The other way you can increase the ratio of military to civilians is to change technology so the military is either cheaper, or the support industries more efficient.

So if metalworking or armoring becomes cheaper than it is easier to support an armoured knight.  If you change the system from one of personal squiring, to schools, where one veteran knight and a couple of sergeants are training 50 new potential knights, that makes it cheaper as well.

Throw in some crops, or agricultural techniques that are more efficient (remember the switch from the two field to three field system), or a plant that reduces illness or increases production of livestock and voila...you can have a culture that is able to support a larger military.


----------



## L M Rush (Aug 12, 2015)

The way I figure it, theres a huge ass army with cannons. The 9 countries that surround the army have no cannons, no magic or slaves at the moment. So they literally need huge armies to deter the eventual invasion from the huge ass army with cannons. The thinking is, the country who has the fewest troops will be the one who loses their land first to the huge ass army with cannons. 

The Emperor who has the huge ass army with cannons is smart, and has been biding his time. He knows the armies can't be sustained that long. Its intentional that the armies are so bulked out. This world has Knights and such, but not to the degree that one Knight is worth 20 men kinda thing.


----------



## Russ (Aug 13, 2015)

L M Rush said:


> The way I figure it, theres a huge ass army with cannons. The 9 countries that surround the army have no cannons, no magic or slaves at the moment. So they literally need huge armies to deter the eventual invasion from the huge ass army with cannons. The thinking is, the country who has the fewest troops will be the one who loses their land first to the huge ass army with cannons.
> 
> The Emperor who has the huge ass army with cannons is smart, and has been biding his time. He knows the armies can't be sustained that long. Its intentional that the armies are so bulked out. This world has Knights and such, but not to the degree that one Knight is worth 20 men kinda thing.



Cannons are a fascinating piece of technology to consider for the battlefield.  Traditionally the two great factors in a battle are "fire and movement" and canons are quite good at one, but very poor at the other.  Lots of great stuff to play with in your story there.


----------



## WeilderOfTheMonkeyBlade (Aug 13, 2015)

Honestly, I think the populations are a bit on the small side. When you say three countries to a continent, which I'm presuming is going to be roughly Europe sized (quite a small continent, relatively speaking), and each country has 300k people in it? Less than a million in total. 

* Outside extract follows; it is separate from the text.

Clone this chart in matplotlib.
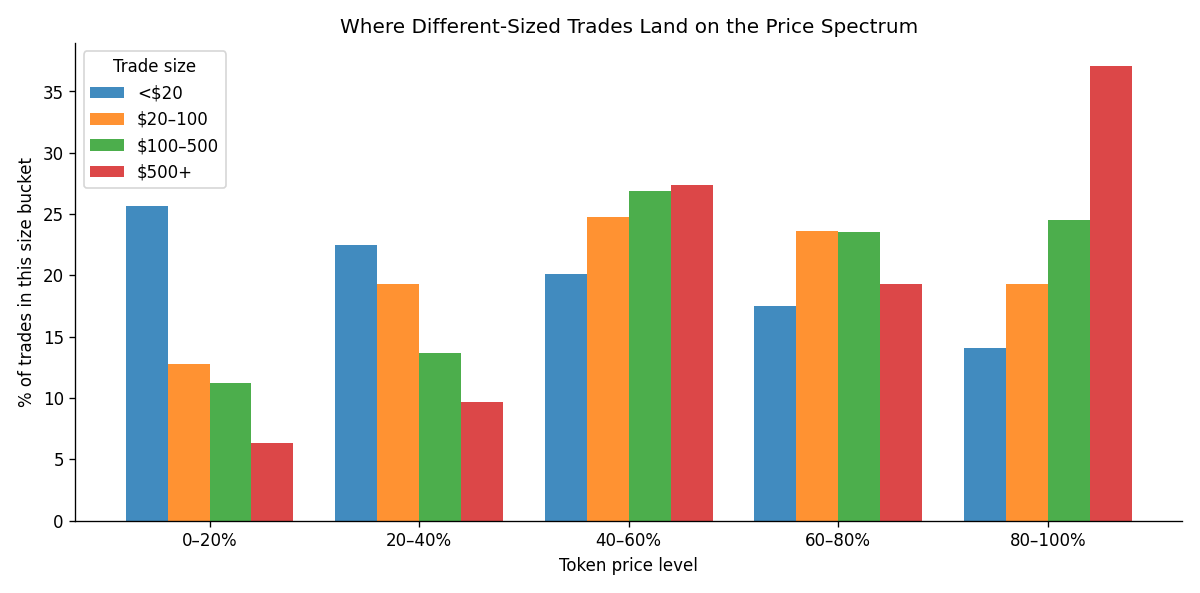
import numpy as np
import matplotlib
matplotlib.use('Agg')
import matplotlib.pyplot as plt

# data
price_levels = ['0–20%', '20–40%', '40–60%', '60–80%', '80–100%']
size_buckets = ['<$20', '$20–100', '$100–500', '$500+']
under_20 = [25.7, 22.5, 20.1, 17.5, 14.1]
from_20_100 = [12.8, 19.3, 24.8, 23.6, 19.3]
from_100_500 = [11.2, 13.7, 26.9, 23.5, 24.5]
over_500 = [6.3, 9.7, 27.4, 19.3, 37.1]
colors = ['#1f77b4', '#ff7f0e', '#2ca02c', '#d62728']

series = [under_20, from_20_100, from_100_500, over_500]

fig, ax = plt.subplots(figsize=(10, 4.942), dpi=120)
x = np.arange(len(price_levels))
width = 0.2
for i, (vals, label, c) in enumerate(zip(series, size_buckets, colors)):
    ax.bar(x + (i - 1.5) * width, vals, width, label=label, color=c, alpha=0.85)

ax.set_xticks(x)
ax.set_xticklabels(price_levels)
ax.set_xlabel('Token price level')
ax.set_ylabel('% of trades in this size bucket')
ax.set_title('Where Different-Sized Trades Land on the Price Spectrum')
ax.legend(title='Trade size', loc='upper left')
ax.spines['top'].set_visible(False)
ax.spines['right'].set_visible(False)

plt.tight_layout()
plt.savefig('out.png')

That's VERY small, for a continent of relatively hospitable habitation, especially if these are people with a tech level of around cannon manufacturing (here I'm thinking as in the classical napoleon era type of cannon, which requires big foundries of a relatively high, regulated quality to operate, similar gunpowder manufacturing capabilities, and relatively advanced supply and logistics). 

Europe pre-black death had a pop of anywhere up to 150 million. During the industrial revolution that skyrocketed. And if you want big armies, several % of the pop or more and to be able to keep them feed and supplied, you're going to need to have some sort of agricultural revolution having taken places, providing enough food and freeing up enough people for factory work and army duty. 

In my own world, the main culture I focus on, the Isle Born, keep standing armies. This stems from a long raiding tradition and isn't central - each Fang-Thane supports his own, significantly smaller force that are all combined in times of war under the countries Lord. For the biggest county, Ilaerin, this comprises about 48,000 people out of a pop of 1.2 mil. This is possible, I feel, because I have mixed gender armies, and much like the Roman army, the Fang-Thanes use their soldiers in public service roles, such as building roads and bridges and helping with the harvest.

Hope this helps - but great premise, you can write some real interesting battles with armies tied to defensive positions with their canon and  more flexible armies - maybe the other countries start to fight in looser formation and use more ranged weapons - longbows, crossbows, even slings to engage the enemy without being exposed to heavy shot or canister fire??


----------